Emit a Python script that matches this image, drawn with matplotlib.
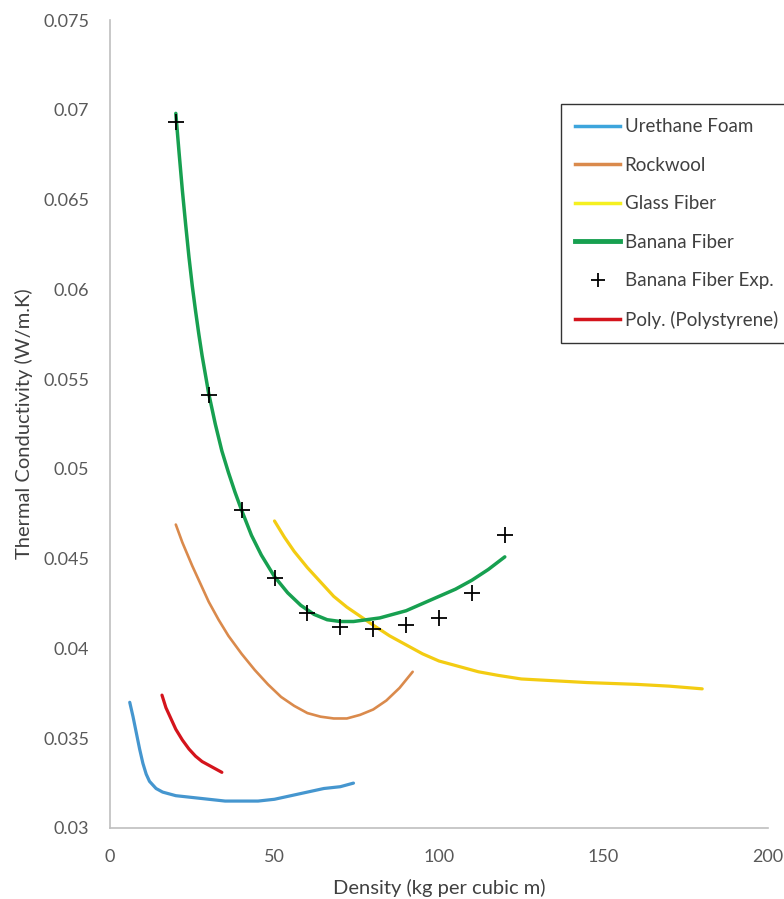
import matplotlib
matplotlib.use("Agg")
import matplotlib.pyplot as plt
from matplotlib.lines import Line2D

plt.rcParams['font.family'] = ['Lato', 'DejaVu Sans']

# Data
urethane_x = [6, 7, 8, 9, 10, 11, 12, 14, 16, 20, 25, 30, 35, 40, 45, 50, 55, 60, 65, 70, 74]
urethane_y = [0.0370, 0.0362, 0.0353, 0.0344, 0.0336, 0.0330, 0.0326, 0.0322, 0.0320, 0.0318, 0.0317,
              0.0316, 0.0315, 0.0315, 0.0315, 0.0316, 0.0318, 0.0320, 0.0322, 0.0323, 0.0325]

rockwool_x = [20, 22, 25, 28, 30, 33, 36, 40, 44, 48, 52, 56, 60, 64, 68, 72, 76, 80, 84, 88, 92]
rockwool_y = [0.0469, 0.0459, 0.0446, 0.0434, 0.0426, 0.0416, 0.0407, 0.0397, 0.0388, 0.0380, 0.0373,
              0.0368, 0.0364, 0.0362, 0.0361, 0.0361, 0.0363, 0.0366, 0.0371, 0.0378, 0.0387]

glass_x = [50, 53, 56, 60, 64, 68, 72, 76, 80, 85, 90, 95, 100, 106, 112, 118, 125, 135, 145, 160, 170, 180]
glass_y = [0.0471, 0.0462, 0.0454, 0.0445, 0.0437, 0.0429, 0.0423, 0.0418, 0.0413, 0.0407, 0.0402, 0.0397,
           0.0393, 0.0390, 0.0387, 0.0385, 0.0383, 0.0382, 0.0381, 0.0380, 0.0379, 0.03775]

banana_x = [20, 21, 22, 23, 24, 25, 26, 27, 28, 30, 32, 34, 36, 38, 40, 43, 46, 50, 54, 58, 62, 66,
            70, 74, 78, 82, 86, 90, 95, 100, 105, 110, 115, 120]
banana_y = [0.0698, 0.0676, 0.0655, 0.0636, 0.0618, 0.0602, 0.0588, 0.0575, 0.0563, 0.0542, 0.0525,
            0.0510, 0.0498, 0.0487, 0.0477, 0.0463, 0.0452, 0.0440, 0.0431, 0.0424, 0.0419, 0.0416,
            0.0415, 0.0415, 0.0416, 0.0417, 0.0419, 0.0421, 0.0425, 0.0429, 0.0433, 0.0438, 0.0444, 0.0451]

exp_x = [20, 30, 40, 50, 60, 70, 80, 90, 100, 110, 120]
exp_y = [0.0693, 0.0541, 0.0477, 0.0439, 0.0420, 0.0412, 0.0411, 0.0413, 0.0417, 0.0431, 0.0463]

poly_x = [15.8, 17, 18, 19, 20, 22, 24, 26, 28, 30, 32, 34]
poly_y = [0.0374, 0.0367, 0.0363, 0.0359, 0.0355, 0.0349, 0.0344, 0.0340, 0.0337, 0.0335, 0.0333, 0.0331]

x_ticks = [0, 50, 100, 150, 200]
y_ticks = [0.03, 0.035, 0.04, 0.045, 0.05, 0.055, 0.06, 0.065, 0.07, 0.075]
y_ticklabels = ['0.03', '0.035', '0.04', '0.045', '0.05', '0.055', '0.06', '0.065', '0.07', '0.075']

labels = ['Urethane Foam', 'Rockwool', 'Glass Fiber', 'Banana Fiber', 'Banana Fiber Exp.', 'Poly. (Polystyrene)']

c_blue = '#4596CF'
c_orange = '#DA8A4C'
c_yellow = '#F3CC12'
c_green = '#17A050'
c_red = '#D4141C'

fig = plt.figure(figsize=(7.84, 8.99), dpi=100)
ax = fig.add_axes([110/784, 1-828/899, 658/784, 808/899])

ax.plot(urethane_x, urethane_y, color=c_blue, lw=2.3, solid_capstyle='round', solid_joinstyle='round')
ax.plot(rockwool_x, rockwool_y, color=c_orange, lw=1.9, solid_capstyle='round', solid_joinstyle='round')
ax.plot(glass_x, glass_y, color=c_yellow, lw=2.3, solid_capstyle='round', solid_joinstyle='round')
ax.plot(banana_x, banana_y, color=c_green, lw=2.5, solid_capstyle='round', solid_joinstyle='round')
ax.plot(exp_x, exp_y, linestyle='none', marker='+', color='black', ms=12, mew=1.3)
ax.plot(poly_x, poly_y, color=c_red, lw=2.3, solid_capstyle='round', solid_joinstyle='round')

ax.set_xlim(0, 200)
ax.set_ylim(0.03, 0.075)
ax.set_xticks(x_ticks)
ax.set_yticks(y_ticks)
ax.set_yticklabels(y_ticklabels)

for s in ['top', 'right']:
    ax.spines[s].set_visible(False)
for s in ['left', 'bottom']:
    ax.spines[s].set_color('#BFBFBF')
    ax.spines[s].set_linewidth(1.2)
ax.tick_params(axis='both', length=0, labelsize=13, colors='#595959')
ax.tick_params(axis='y', pad=15)
ax.tick_params(axis='x', pad=15)

ax.set_xlabel('Density (kg per cubic m)', fontsize=14.5, color='#404040', labelpad=10)
ax.set_ylabel('Thermal Conductivity (W/m.K)', fontsize=14.5, color='#404040', labelpad=7)

handles = [
    Line2D([], [], color='#3DA5DC', lw=2.5),
    Line2D([], [], color=c_orange, lw=2.5),
    Line2D([], [], color='#F5F020', lw=2.5),
    Line2D([], [], color=c_green, lw=3.5),
    Line2D([], [], linestyle='none', marker='+', color='black', ms=10, mew=1.3),
    Line2D([], [], color=c_red, lw=2.5),
]
leg = fig.legend(handles, labels, loc='upper left', bbox_to_anchor=(561/784, 1-104/899),
                 frameon=True, fancybox=False, edgecolor='black', fontsize=13.5,
                 handlelength=2.4, handletextpad=0.25, labelspacing=1.15,
                 borderpad=0.75, borderaxespad=0)
leg.get_frame().set_linewidth(1.0)
for t in leg.get_texts():
    t.set_color('#404040')

fig.savefig('out.png', dpi=100)
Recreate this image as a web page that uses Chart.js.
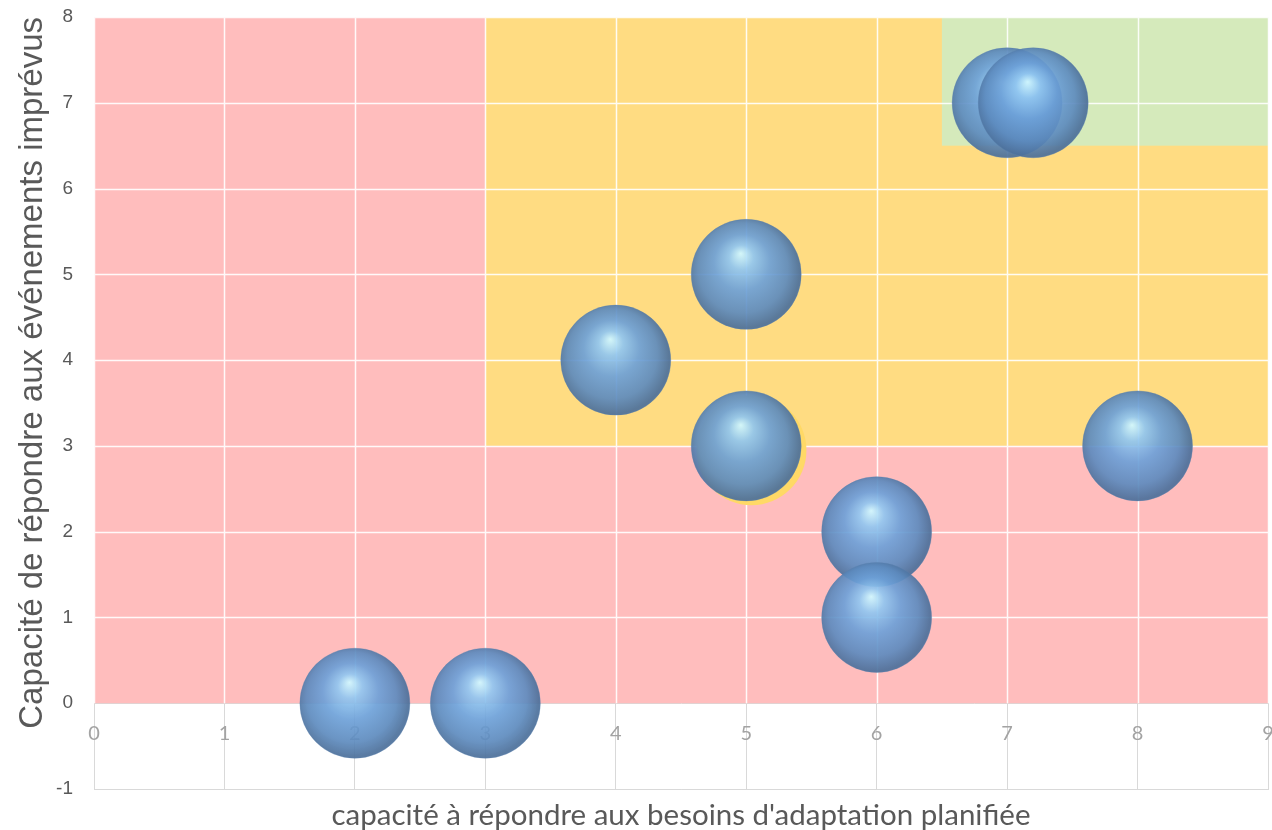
<!DOCTYPE html>
<html>
<head>
<meta charset="utf-8">
<script src="https://cdn.jsdelivr.net/npm/chart.js@4"></script>
<style>
  html, body { margin: 0; padding: 0; background: #fff; }
  #wrap { width: 1272px; height: 830px; }
</style>
</head>
<body>
<div id="wrap"><canvas id="chart"></canvas></div>
<script>
// bubbles (capacité planifiée, capacité imprévus)
const pointsX = [2, 3, 4, 5, 5, 6, 6, 7, 7.2, 8];
const pointsY = [0, 0, 4, 5, 3, 2, 1, 7, 7, 3];
const pointsSize = [1, 1, 1, 1, 1, 1, 1, 1, 1, 1];

// yellow bubble partly hidden behind (5,3)
const hiddenX = [5.04];
const hiddenY = [2.95];

// background zones
const zoneX0 = [0, 3, 6.5];
const zoneX1 = [9, 9, 9];
const zoneY0 = [0, 3, 6.5];
const zoneY1 = [8, 8, 8];
const zoneColors = ['#ffbdbd', '#ffdc82', '#d5eabb'];

const xTicks = [0, 1, 2, 3, 4, 5, 6, 7, 8, 9];
const yTicks = [-1, 0, 1, 2, 3, 4, 5, 6, 7, 8];

const BASE_R = 55;

function sphereFill(ctx) {
    const chart = ctx.chart;
    const xs = chart.scales.x, ys = chart.scales.y;
    if (!xs || !ys || !ctx.raw) return '#6f9fd2';
    const cx = xs.getPixelForValue(ctx.raw.x);
    const cy = ys.getPixelForValue(ctx.raw.y);
    if (!isFinite(cx) || !isFinite(cy)) return '#6f9fd2';
    const r = BASE_R * Math.sqrt(pointsSize[ctx.dataIndex] || 1);
    const g = chart.ctx.createRadialGradient(cx - r * 0.1, cy - r * 0.38, 0, cx - r * 0.05, cy - r * 0.05, r * 1.02);
    g.addColorStop(0, 'rgba(210,248,255,0.95)');
    g.addColorStop(0.22, 'rgba(145,198,240,0.92)');
    g.addColorStop(0.5, 'rgba(108,160,216,0.91)');
    g.addColorStop(0.8, 'rgba(92,138,190,0.91)');
    g.addColorStop(1, 'rgba(76,112,155,0.92)');
    return g;
}

const zonesPlugin = {
    id: 'zones',
    beforeDatasetsDraw(chart) {
        const c = chart.ctx;
        const xs = chart.scales.x, ys = chart.scales.y;
        c.save();
        for (let i = 0; i < zoneColors.length; i++) {
            const l = xs.getPixelForValue(zoneX0[i]);
            const r = xs.getPixelForValue(zoneX1[i]);
            const t = ys.getPixelForValue(zoneY1[i]);
            const b = ys.getPixelForValue(zoneY0[i]);
            c.fillStyle = zoneColors[i];
            c.fillRect(l, t, r - l, b - t);
        }
        // white grid over the coloured part
        const top = ys.getPixelForValue(8), bottom = ys.getPixelForValue(0);
        const left = xs.getPixelForValue(0), right = xs.getPixelForValue(9);
        c.strokeStyle = 'rgba(255,255,255,0.9)';
        c.lineWidth = 1.5;
        c.beginPath();
        xTicks.forEach(v => {
            const p = Math.round(xs.getPixelForValue(v)) + 0.5;
            c.moveTo(p, top); c.lineTo(p, bottom);
        });
        yTicks.filter(v => v > 0).forEach(v => {
            const p = Math.round(ys.getPixelForValue(v)) + 0.5;
            c.moveTo(left, p); c.lineTo(right, p);
        });
        c.stroke();
        // tick labels of x sit on the zero line, under the bubbles
        c.fillStyle = '#a3a3a3';
        c.font = '20px Lato, "Open Sans", sans-serif';
        c.textAlign = 'center';
        c.textBaseline = 'middle';
        const ly = ys.getPixelForValue(0) + 30;
        xTicks.forEach(v => c.fillText(String(v), xs.getPixelForValue(v), ly));
        c.restore();
    }
};

const data = {
    datasets: [
        {
            label: 'Projets',
            data: pointsX.map((x, i) => ({ x: x, y: pointsY[i] })),
            backgroundColor: sphereFill,
            borderColor: 'rgba(90,130,175,0.35)',
            borderWidth: 1,
            radius: (ctx) => BASE_R * Math.sqrt(pointsSize[ctx.dataIndex] || 1)
        },
        {
            label: 'cache',
            data: hiddenX.map((x, i) => ({ x: x, y: hiddenY[i] })),
            backgroundColor: '#ffd966',
            borderWidth: 0,
            radius: BASE_R
        }
    ]
};

const options = {
    responsive: true,
    maintainAspectRatio: false,
    animation: false,
    events: [],
    layout: {
        autoPadding: false,
        padding: { top: 17, right: 4, left: 0, bottom: 0 }
    },
    plugins: {
        legend: { display: false },
        tooltip: { enabled: false }
    },
    scales: {
        x: {
            type: 'linear',
            position: 'bottom',
            min: 0,
            max: 9,
            afterBuildTicks: (s) => { s.ticks = xTicks.map(v => ({ value: v })); },
            afterFit: (s) => { s.height = 41; s.paddingLeft = 0; s.paddingRight = 0; },
            ticks: { display: false },
            grid: { color: '#d9d9d9', drawTicks: false },
            border: { color: '#d9d9d9' },
            title: {
                display: true,
                text: "capacité à répondre aux besoins d'adaptation planifiée",
                color: '#595959',
                font: { family: 'Lato, "Open Sans", sans-serif', size: 29.5, lineHeight: 1 },
                padding: { top: 0, bottom: 0 }
            }
        },
        y: {
            type: 'linear',
            min: -1,
            max: 8,
            afterBuildTicks: (s) => { s.ticks = yTicks.map(v => ({ value: v })); },
            afterFit: (s) => { s.width = 94; s.paddingTop = 0; s.paddingBottom = 0; },
            ticks: {
                color: '#595959',
                padding: 21,
                font: { family: '"Liberation Sans", Arial, sans-serif', size: 19 }
            },
            grid: { color: '#d9d9d9', drawTicks: false },
            border: { color: '#d9d9d9' },
            title: {
                display: true,
                align: 'end',
                text: 'Capacité de répondre aux événements imprévus',
                color: '#595959',
                font: { family: '"Liberation Sans", Arial, sans-serif', size: 33, lineHeight: 1 },
                padding: { top: 16, bottom: 0 }
            }
        }
    }
};

const chart = new Chart(document.getElementById('chart'), {
    type: 'bubble',
    data: data,
    options: options,
    plugins: [zonesPlugin]
});
</script>
</body>
</html>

_OBJECTIVE_
Hand back the exact lines from the start of the entries to the line with "0.0371, 0.0378, 0.0387]", both ends kept and pictures left out.

_FINISHED ANSWER_
Emit a Python script that matches this image, drawn with matplotlib.
import matplotlib
matplotlib.use("Agg")
import matplotlib.pyplot as plt
from matplotlib.lines import Line2D

plt.rcParams['font.family'] = ['Lato', 'DejaVu Sans']

# Data
urethane_x = [6, 7, 8, 9, 10, 11, 12, 14, 16, 20, 25, 30, 35, 40, 45, 50, 55, 60, 65, 70, 74]
urethane_y = [0.0370, 0.0362, 0.0353, 0.0344, 0.0336, 0.0330, 0.0326, 0.0322, 0.0320, 0.0318, 0.0317,
              0.0316, 0.0315, 0.0315, 0.0315, 0.0316, 0.0318, 0.0320, 0.0322, 0.0323, 0.0325]

rockwool_x = [20, 22, 25, 28, 30, 33, 36, 40, 44, 48, 52, 56, 60, 64, 68, 72, 76, 80, 84, 88, 92]
rockwool_y = [0.0469, 0.0459, 0.0446, 0.0434, 0.0426, 0.0416, 0.0407, 0.0397, 0.0388, 0.0380, 0.0373,
              0.0368, 0.0364, 0.0362, 0.0361, 0.0361, 0.0363, 0.0366, 0.0371, 0.0378, 0.0387]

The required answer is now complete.